The enemy is the belief that deflation is inevitable

In August, the bizarre belief began to emerge among market participants that another economic downturn and financial crisis may be on the horizon. First, another economic downturn would once again bring down prices of houses and other assets. The damage to balance sheets of financial institutions would spark another financial crisis. The resulting credit crunch would create panic in financial markets again. As a result, the economic rebound and stock market rally since 2009 have been nothing more than a “false dawn” and the financial crisis has not been resolved at all. This is the “mentality of fear” that has reemerged. This scenario is precisely the self- fulfilling prophecy that we have been criticizing since 2008. There is no doubt that a second sell-off of assets backed by this mentality of fear would trigger a negative cycle: worsening investor sentiment – falling asset prices – increasing credit problems and a financial crisis – another economic downturn. In other words, this is a situation in which the economy would be destroyed by pessimism and fear. Professor Nouriel Roubini and Professor Nassim Taleb, who was on target with his black swan statement, have been fanning the flames of this crisis sentiment about a return of the panic that occurred in 2008. Former Fed chairman Alan Greenspan submitted the objective view that “the risk of another economic recession will increase if housing prices fall again.” However, like communists who always saw a revolution round the corner, deflation hawks are undeterred. They are already talking about a forthcoming deflationary double dip. But IMF economist André Meier has announced that he has confirmed that wages and prices are sticky enough to prevent the economy from easily entering into a period of deflation.” (Financial Times, August 27, 2010).

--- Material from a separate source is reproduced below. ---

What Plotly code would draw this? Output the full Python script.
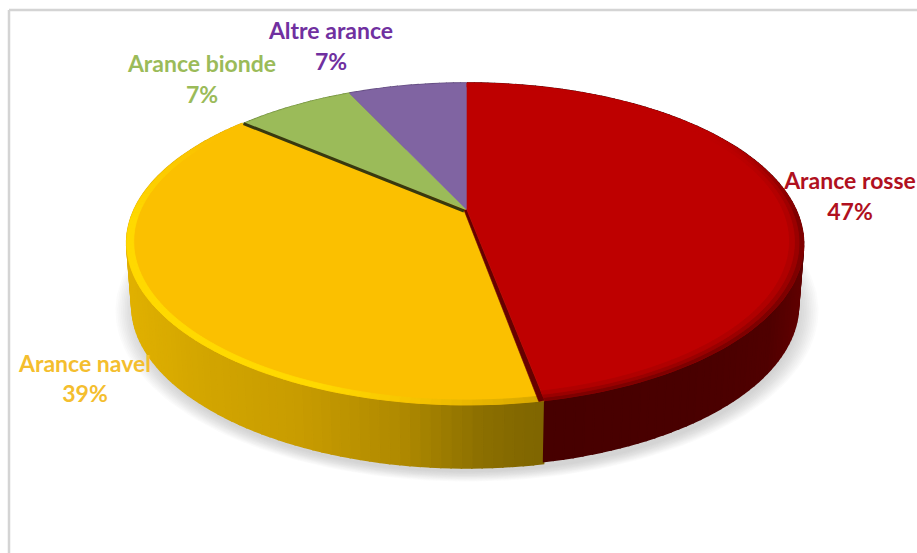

Improvement in fundamentals and the Fed’s determination

Bernanke’s speech used facts and theories to convince financial markets of the high probability that pessimists are wrong. There has been a significant improvement in U.S. economic fundamentals since 2009, although this recovery is starting to show signs of losing momentum. Chairman Bernanke stated that he expects the growth rate to increase in 2011. He bases this statement on the outlook for (1) faster than expected progress in rebuilding household balance sheets, (2) support for monetary policies, (3) a return of banks to normal lending policies, (4) the reversion of the asset-income ratio to the long-term average, and other factors. Of course, forecasts are always inaccurate. But there is a sufficient basis for expecting a sustained economic recovery.

The bubble has burst and balance sheets are improving

Two questions are particularly significant. First, is everything in place for a recovery in terms of fundamentals? Second, is there still room in the Fed’s monetary policies to improve the economy? Regarding the first question, there has been a rapid improvement in household balance sheets because of a faster than expected upturn in the saving rate (the rate that was first announced has been revised upward significantly). This makes the outlook for households to support growth in spending more persuasive. The end of the asset valuation bubble is used to explain why the asset-income ratio has reverted to its long-term average, which is most likely correct. We cannot be certain what data Chairman Bernanke is using. However, the ratio between the market value of U.S. household real estate holdings and GDP, which is shown in the figure, surged from 110-120% before the bubble to a 170% at the peak of the bubble. By the first quarter of 2010, this figure had retreated to 113%.

The Fed has enough bullets

Regarding whether or not the Fed has enough room for new initiatives, the Fed has stated that it has three non- traditional measures that can be used as ways to fight deflation. They are (1) conducting a dialogue with markets (maintaining monetary easing for a long time), (2) lowering interest rates on excess reserves for deposits and (3) buying long-term bonds. In particular, Chairman Bernanke explained that the purchase of long-term bonds (which should be read as Treasury notes) will improve the financial environment by using investors’ portfolio rebalancing channels to lower the risk premium. In fact, the decline in long-term U.S. interest rates has contributed to the significant growth in bond issues. This is greatly beneficial for corporate finances. Furthermore, mortgage loan interest rates that have dropped to an unprecedented level will sooner or later underpin demand for housing. In his conclusion, Chairman Bernanke stated that there are two reasons he believes he will win the fight against deflation. First is the trust that people have in the Fed’s determination and ability to win this fight. Second is the fact that the Fed is prepared for a fight. In the United States, prospects are excellent for the start of the next virtuous economic cycle as purchases of Treasury notes by the Fed cause long-term interest rates to drop. Investors must not underestimate the determination and expertise of the Fed, which succeeded in ending the financial crisis that started in 2008.